4. Pilih yang Memberi Makna Takhsish ataukah Ta’rif?

وَاخْصُصْ أَوَّ لاَ *  أَوْ أَعْطِهِ الْتَّعْرِيْفَ بِالَّذِي تَلاَ
“… khususkanlah kata pertama (mudhaf) atau berilah kemakrifatan dengan kata yang kedua (mudhaf Ilaih).”
Kata yang diidhafahkan, apabila muhdaf ilaihnya tergolong kata nakirah (umum) maka idhafahnya berfaidah takhsis (untuk mengkhususkan) saja. Sedangkan bila yang menjadi mudhaf ilaihnya adalah makrifat, maka idhafahnya berfaidah ta’rif (memperjelas, memakrifatkan).
Kata كتاب رجل (kitabu rajulin) hanya bermakna buku milik seorang lelaki. Tak jelas siapa dan lelaki yang mana. Karena rajul merupakan kata nakirah.
Jadi, kata kitab tidak mendapatkan kejelasan siapa pemiliknya, namun hanya mempunyai status milik seseorang. Sedangkan كتاب زيد (kitabu zaidin) maknanya adalah buku milik Zaid.
Kata Zaid sebagai nama orang tergolong isim makrifat, sehingga kata kitab yang semula belum jelas statusnya menjadi diketahui bahwa kitab (buku) tersebut adalah milik si Zaid.
Dalam membina rumah tangga, para lelaki meski sebagai pemimpin, pada akhirnya juga para wanita/istri mempunyai pengaruh besar dalam kesuksesan dan arah hidup seorang lelaki. Sehingga memilih seorang istri haruslah berdasarkan keunggulan agamisnya. Sebagaimana sabda Rasulullah:
“Wanita dinikahi karena empat perkara; karena hartanya, keturunannya, kecantikannya, dan agamanya; maka raihlah keberuntungan dengan wanita yang taat beragama. Melaratlah engkau jika tidak melakukan itu,” (HR. Bukhari Muslim).
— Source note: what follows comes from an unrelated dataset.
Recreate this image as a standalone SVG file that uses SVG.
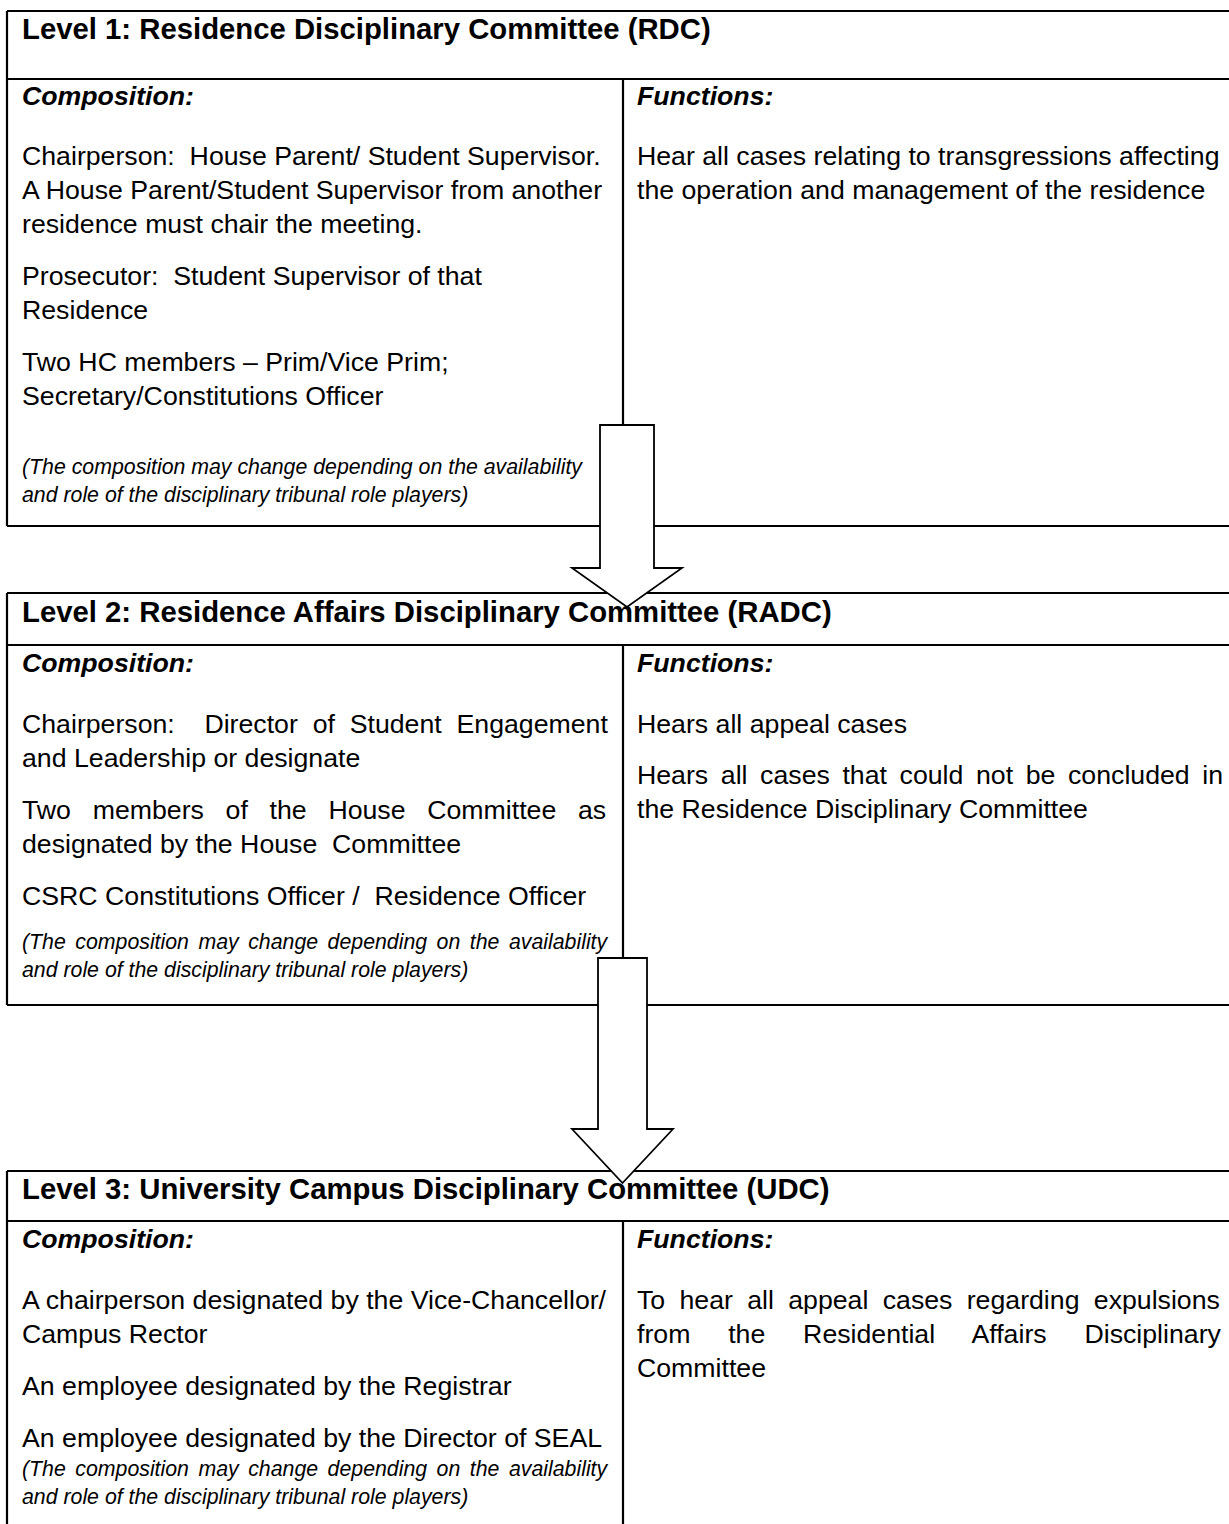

Catatan, pemaknaan taribat yadak dalam teks Arab hadis tersebut dengan “melaratlah engkau jika tidak melakukan itu”, adalah sesuai dengan penjelasan Badrudin al-Aini dalam Umdah al-Qari Syarah Shahih al-Bukhari.
Para bujangan, jomblowan maupun jombloanita ibarat isim nakirah yang belum jelas hendak saling sandar dengan siapa dalam mengarungi dunia.
Carilah sandaran (mudhaf) yang tergolong isim makrifat seperti petunjuk Rasulullah jika status pernikahan ingin jelas menuju peningkatan ibadah dan meraih kebahagiaan dalam naungan ridha-Nya.
Namun jika yang dipilih adalah golongan nakirah yang tak jelas kualitasnya, kalau diri tak mampu memposisikan sebagai yang memperjelas alias memakrifatkan, maka pernikahan akan jauh dari kebahagiaan.
Memilih pendamping hanya murni berdasar kekayaan, keturunan, maupun ketampanan/kecantikan semata adalah ibarat idhafah kepada isim nakirah.
Itulah setetes pesan moral pernikahan yang terbetik saat mempelajari bab idhafah.